▶ [Exercise requirements]
Go through the listing and set it down exactly, leaving out its pictures.

▶ [Source data]
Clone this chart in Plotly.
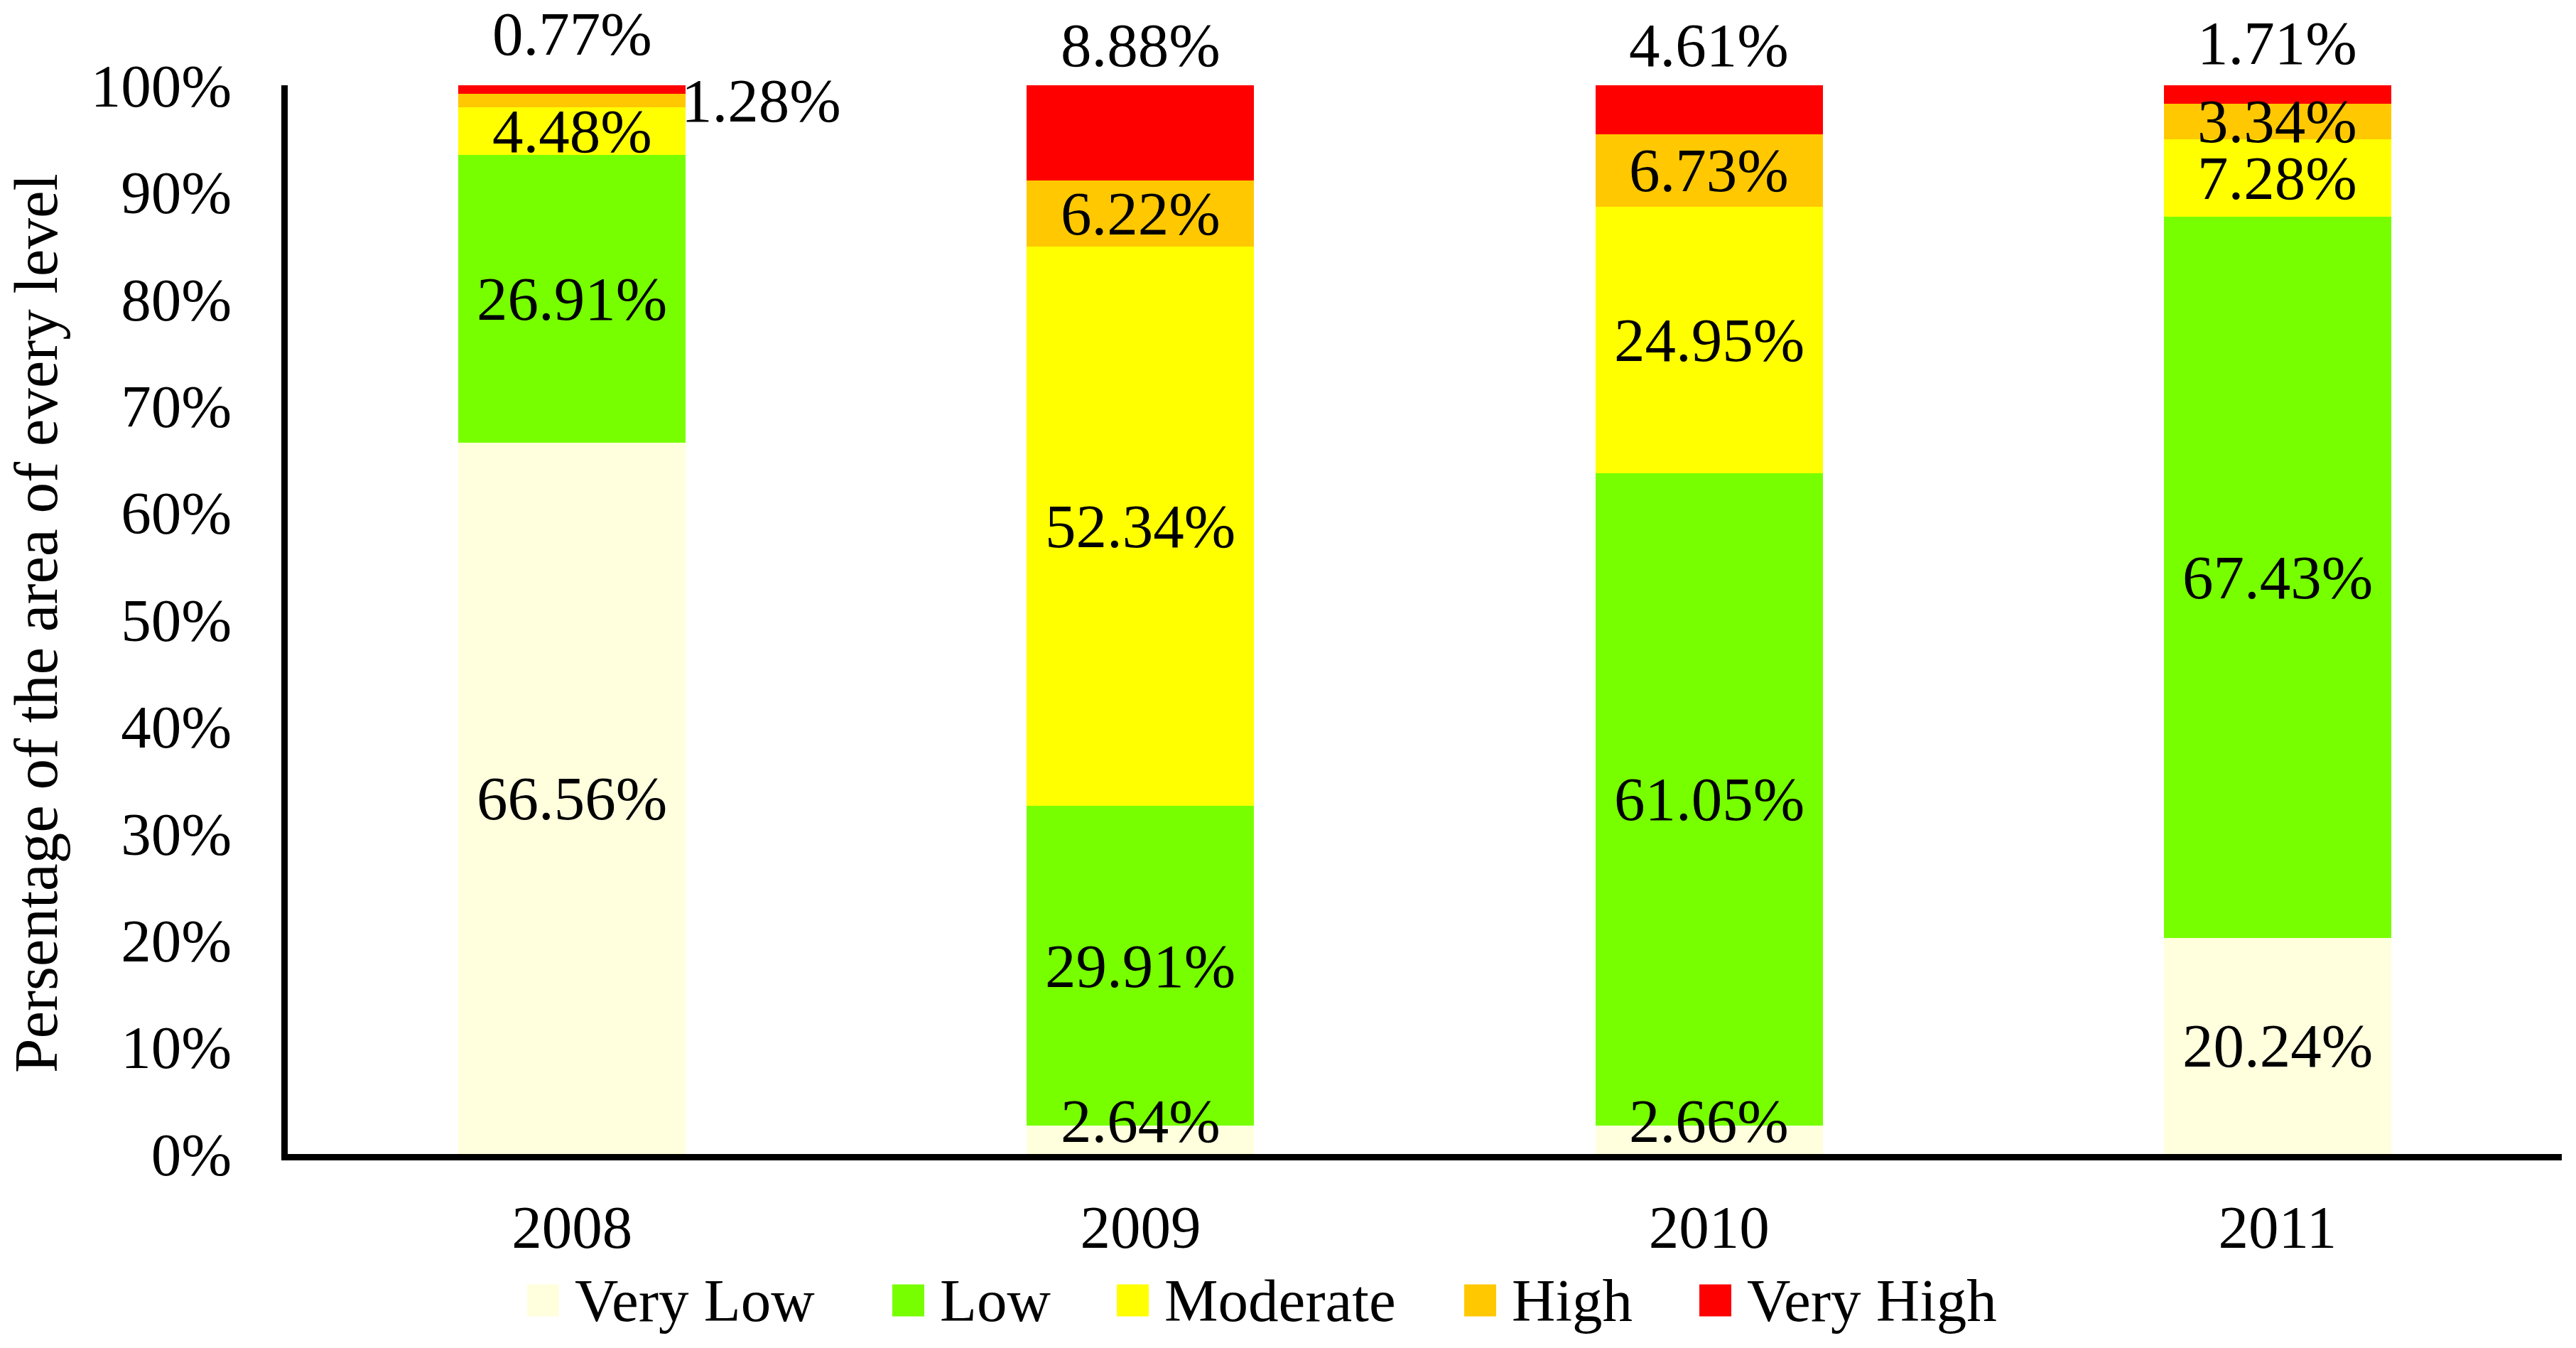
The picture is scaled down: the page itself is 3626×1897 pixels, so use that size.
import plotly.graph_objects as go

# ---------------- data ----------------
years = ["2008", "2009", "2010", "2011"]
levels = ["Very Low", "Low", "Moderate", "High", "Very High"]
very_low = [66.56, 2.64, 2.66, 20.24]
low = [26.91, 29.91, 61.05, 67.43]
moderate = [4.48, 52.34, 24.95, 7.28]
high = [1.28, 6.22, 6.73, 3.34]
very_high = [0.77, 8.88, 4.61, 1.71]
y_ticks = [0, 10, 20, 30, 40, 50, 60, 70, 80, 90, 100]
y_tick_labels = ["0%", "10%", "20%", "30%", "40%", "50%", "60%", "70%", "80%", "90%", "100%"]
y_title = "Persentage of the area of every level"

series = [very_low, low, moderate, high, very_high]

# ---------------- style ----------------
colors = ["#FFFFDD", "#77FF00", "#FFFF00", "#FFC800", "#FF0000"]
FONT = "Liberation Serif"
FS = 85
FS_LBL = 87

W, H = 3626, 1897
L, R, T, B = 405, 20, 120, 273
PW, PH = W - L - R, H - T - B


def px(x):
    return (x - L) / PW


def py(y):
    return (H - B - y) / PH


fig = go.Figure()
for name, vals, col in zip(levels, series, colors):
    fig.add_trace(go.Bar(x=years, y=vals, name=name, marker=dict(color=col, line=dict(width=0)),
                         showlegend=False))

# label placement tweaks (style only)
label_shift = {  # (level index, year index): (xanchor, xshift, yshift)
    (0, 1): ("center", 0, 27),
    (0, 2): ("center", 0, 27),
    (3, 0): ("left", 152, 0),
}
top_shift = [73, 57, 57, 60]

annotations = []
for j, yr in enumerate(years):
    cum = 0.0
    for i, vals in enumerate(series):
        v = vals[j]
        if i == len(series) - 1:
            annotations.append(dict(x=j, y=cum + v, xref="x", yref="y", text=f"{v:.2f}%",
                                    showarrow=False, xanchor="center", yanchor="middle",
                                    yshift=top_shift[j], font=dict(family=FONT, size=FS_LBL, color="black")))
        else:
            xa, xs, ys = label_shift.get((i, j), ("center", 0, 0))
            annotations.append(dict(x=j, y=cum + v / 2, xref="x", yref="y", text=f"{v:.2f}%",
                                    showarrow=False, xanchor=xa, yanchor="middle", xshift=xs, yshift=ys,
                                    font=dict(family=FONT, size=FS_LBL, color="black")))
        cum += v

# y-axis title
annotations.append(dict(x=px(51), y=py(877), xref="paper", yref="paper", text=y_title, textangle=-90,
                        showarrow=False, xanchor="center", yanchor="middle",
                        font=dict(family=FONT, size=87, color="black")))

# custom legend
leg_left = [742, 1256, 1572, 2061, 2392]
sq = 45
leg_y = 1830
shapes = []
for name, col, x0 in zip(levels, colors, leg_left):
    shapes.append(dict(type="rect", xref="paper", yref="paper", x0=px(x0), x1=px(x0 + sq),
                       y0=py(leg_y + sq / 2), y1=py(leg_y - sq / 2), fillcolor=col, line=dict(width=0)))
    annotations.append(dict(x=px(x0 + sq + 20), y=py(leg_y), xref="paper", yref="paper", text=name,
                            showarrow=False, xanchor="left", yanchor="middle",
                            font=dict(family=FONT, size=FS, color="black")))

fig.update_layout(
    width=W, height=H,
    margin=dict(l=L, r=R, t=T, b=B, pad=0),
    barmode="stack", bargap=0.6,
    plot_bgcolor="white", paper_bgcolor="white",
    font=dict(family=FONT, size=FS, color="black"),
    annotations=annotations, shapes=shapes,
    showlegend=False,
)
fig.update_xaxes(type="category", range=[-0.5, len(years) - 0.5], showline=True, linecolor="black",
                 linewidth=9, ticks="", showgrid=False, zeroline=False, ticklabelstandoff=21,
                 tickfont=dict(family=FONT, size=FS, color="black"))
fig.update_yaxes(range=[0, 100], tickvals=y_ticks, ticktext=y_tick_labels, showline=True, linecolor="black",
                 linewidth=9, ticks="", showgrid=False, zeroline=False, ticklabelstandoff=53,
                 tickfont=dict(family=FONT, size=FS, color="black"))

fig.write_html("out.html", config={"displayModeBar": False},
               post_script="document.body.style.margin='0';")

▶ [Response for this exercise]
Clone this chart in Plotly.
The picture is scaled down: the page itself is 3626×1897 pixels, so use that size.
import plotly.graph_objects as go

# ---------------- data ----------------
years = ["2008", "2009", "2010", "2011"]
levels = ["Very Low", "Low", "Moderate", "High", "Very High"]
very_low = [66.56, 2.64, 2.66, 20.24]
low = [26.91, 29.91, 61.05, 67.43]
moderate = [4.48, 52.34, 24.95, 7.28]
high = [1.28, 6.22, 6.73, 3.34]
very_high = [0.77, 8.88, 4.61, 1.71]
y_ticks = [0, 10, 20, 30, 40, 50, 60, 70, 80, 90, 100]
y_tick_labels = ["0%", "10%", "20%", "30%", "40%", "50%", "60%", "70%", "80%", "90%", "100%"]
y_title = "Persentage of the area of every level"

series = [very_low, low, moderate, high, very_high]

# ---------------- style ----------------
colors = ["#FFFFDD", "#77FF00", "#FFFF00", "#FFC800", "#FF0000"]
FONT = "Liberation Serif"
FS = 85
FS_LBL = 87

W, H = 3626, 1897
L, R, T, B = 405, 20, 120, 273
PW, PH = W - L - R, H - T - B


def px(x):
    return (x - L) / PW


def py(y):
    return (H - B - y) / PH


fig = go.Figure()
for name, vals, col in zip(levels, series, colors):
    fig.add_trace(go.Bar(x=years, y=vals, name=name, marker=dict(color=col, line=dict(width=0)),
                         showlegend=False))

# label placement tweaks (style only)
label_shift = {  # (level index, year index): (xanchor, xshift, yshift)
    (0, 1): ("center", 0, 27),
    (0, 2): ("center", 0, 27),
    (3, 0): ("left", 152, 0),
}
top_shift = [73, 57, 57, 60]

annotations = []
for j, yr in enumerate(years):
    cum = 0.0
    for i, vals in enumerate(series):
        v = vals[j]
        if i == len(series) - 1:
            annotations.append(dict(x=j, y=cum + v, xref="x", yref="y", text=f"{v:.2f}%",
                                    showarrow=False, xanchor="center", yanchor="middle",
                                    yshift=top_shift[j], font=dict(family=FONT, size=FS_LBL, color="black")))
        else:
            xa, xs, ys = label_shift.get((i, j), ("center", 0, 0))
            annotations.append(dict(x=j, y=cum + v / 2, xref="x", yref="y", text=f"{v:.2f}%",
                                    showarrow=False, xanchor=xa, yanchor="middle", xshift=xs, yshift=ys,
                                    font=dict(family=FONT, size=FS_LBL, color="black")))
        cum += v

# y-axis title
annotations.append(dict(x=px(51), y=py(877), xref="paper", yref="paper", text=y_title, textangle=-90,
                        showarrow=False, xanchor="center", yanchor="middle",
                        font=dict(family=FONT, size=87, color="black")))

# custom legend
leg_left = [742, 1256, 1572, 2061, 2392]
sq = 45
leg_y = 1830
shapes = []
for name, col, x0 in zip(levels, colors, leg_left):
    shapes.append(dict(type="rect", xref="paper", yref="paper", x0=px(x0), x1=px(x0 + sq),
                       y0=py(leg_y + sq / 2), y1=py(leg_y - sq / 2), fillcolor=col, line=dict(width=0)))
    annotations.append(dict(x=px(x0 + sq + 20), y=py(leg_y), xref="paper", yref="paper", text=name,
                            showarrow=False, xanchor="left", yanchor="middle",
                            font=dict(family=FONT, size=FS, color="black")))

fig.update_layout(
    width=W, height=H,
    margin=dict(l=L, r=R, t=T, b=B, pad=0),
    barmode="stack", bargap=0.6,
    plot_bgcolor="white", paper_bgcolor="white",
    font=dict(family=FONT, size=FS, color="black"),
    annotations=annotations, shapes=shapes,
    showlegend=False,
)
fig.update_xaxes(type="category", range=[-0.5, len(years) - 0.5], showline=True, linecolor="black",
                 linewidth=9, ticks="", showgrid=False, zeroline=False, ticklabelstandoff=21,
                 tickfont=dict(family=FONT, size=FS, color="black"))
fig.update_yaxes(range=[0, 100], tickvals=y_ticks, ticktext=y_tick_labels, showline=True, linecolor="black",
                 linewidth=9, ticks="", showgrid=False, zeroline=False, ticklabelstandoff=53,
                 tickfont=dict(family=FONT, size=FS, color="black"))

fig.write_html("out.html", config={"displayModeBar": False},
               post_script="document.body.style.margin='0';")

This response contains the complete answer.